L’Essor : Le tourisme, la culture, la religion, l’histoire sont des domaines privilégiés dans les relations de coopération entre le Mali et le Maroc. Cette coopération peut-elle aujourd’hui s’étendre à quels autres domaines ?
Mme Mbarka Bouaida : Cette coopération va continuer à s’étendre surtout dans le domaine économique, notamment l’infrastructure, le logement, l’agriculture, la sécurité alimentaire. Ce qui permettra de résoudre certains problèmes économiques de fond. En matière énergétique, nous sommes aussi présents au Mali. Nous souhaiterions renforcer ce partenariat pour généraliser l’électrification au Mali. Il y a également d’autres domaines comme l’école et la santé.
L’Essor : En ce qui concerne le domaine d’infrastructure, qu’est ce qui est concrètement prévu?
Mme Mbarka Bouaida : A ce niveau, nous prévoyons l’assistance technique, éventuellement financière. Je pense que le gouvernement malien connaît très bien ses besoins. Il pourrait partager avec nous ses besoins à n’importe quel moment et qu’on puisse se mettre d’accord sur les moyens et le moment de collaboration. Aujourd’hui, il y a un échange continu entre les deux gouvernements pour aboutir à un projet de coopération permettant au Maroc de contribuer à la construction des infrastructures au Mali. L’essor : La formation professionnelle est très développée au Maroc. Est-ce que vous avez pensé faire profiter le Mali de ce domaine important? Mme Mbarka Bouaida : Vous savez que le Maroc reçoit beaucoup d’étudiants maliens. Nous sommes d’ailleurs fiers d’être une terre d’accueil pour ces étudiants maliens. Aujourd’hui, nous espérons pouvoir aider à la construction d’écoles au Mali et aussi pouvoir développer cette collaboration et cette coopération entre les écoles, et surtout les universités. En accord avec le gouvernement, nous sommes prêts d’ouvrir des écoles de formation au Mali.
L’Essor : Avec la crise, le secteur touristique au Mali a beaucoup souffert. Aujourd’hui, les activités redémarrent tout doucement. Encore une fois de plus, quel va être l’apport du Maroc ?
Mme Mbarka Bouaida : L’apport du Maroc dans ce domaine peut être intéressant parce que comme vous le savez, le Maroc est un grand pays touristique comme le Mali. Nous avons beaucoup de choses à montrer, à faire voir, à promouvoir. Nous avons lancé une politique de promotion touristique depuis plusieurs années pour avoir des infrastructures touristiques suffisantes afin d’accueillir un nombre important de touristes. Nous nous sommes d’abord basés sur une stratégie toute simple qui est d’identifier les sites les plus importants.

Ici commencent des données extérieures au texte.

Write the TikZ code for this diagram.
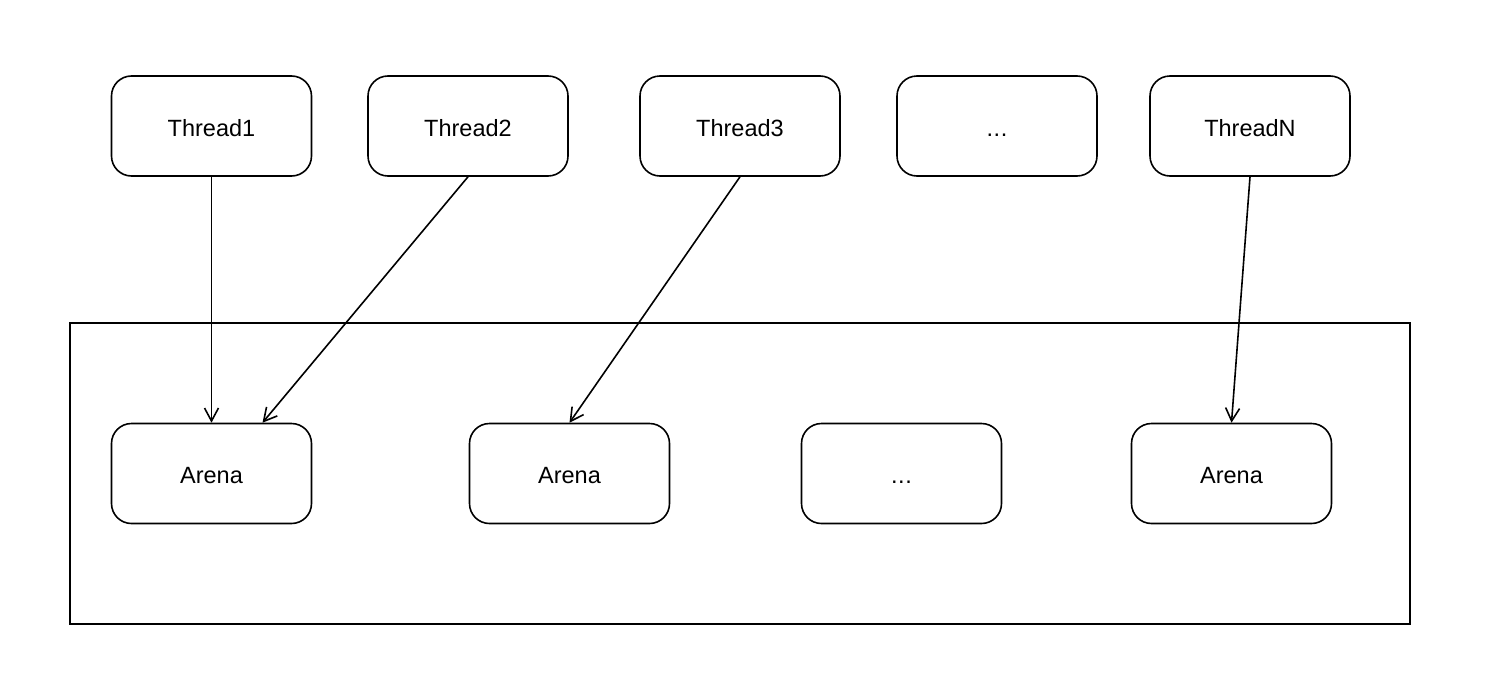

Le deuxième point de cette stratégie était d’élaborer un produit mixte qui permettrait aux touristes d’accéder à une offre assez diversifiée. Nous avons des plages, le désert, des hôtels, des villas, de l’artisanat. Plusieurs choses qu’on peut offrir aux touristes. La troisième étape était d’identifier les marchés cibles. C’est vrai que les marchés émetteurs chez nous, c’est l’Europe, mais nous essayons de diversifier ces marchés pour nous ouvrir à d’autres marchés notamment au niveau régional, en Asie et en Amérique. Je pense que nous disposons aujourd’hui d’une vision claire en matière de tourisme que nous pourrions parfaitement partager avec nos frères maliens.
L’Essor : Vous êtes à la tête d’une délégation à Addis-Abeba, siège de l’Union africaine, est-ce à dire que le Maroc est de retour au sein de l’Union ?
Mme Mbarka Bouaida : Le Maroc n’a jamais quitté l’Afrique mais en ce qui concerne l’Union africaine, vous savez que le Maroc était l’un des fondateurs de cette union. Nous ne sommes pas là réellement dans le cadre du sommet de l’Union africaine. Nous sommes là en marge de ce sommet pour avoir justement des rencontres bilatérales. Nous croyons beaucoup en des relations étroites et en des actions concrètes. C’est ce qui nous a permis par exemple de développer avec le Mali cet esprit de fraternité et de cohésion. Nous portons le Mali dans notre cœur vraiment d’une manière particulière. Nous souhaitons aussi des relations particulières avec tous nos frères africains. C’est la raison pour laquelle nous sommes à Addis-Abeba.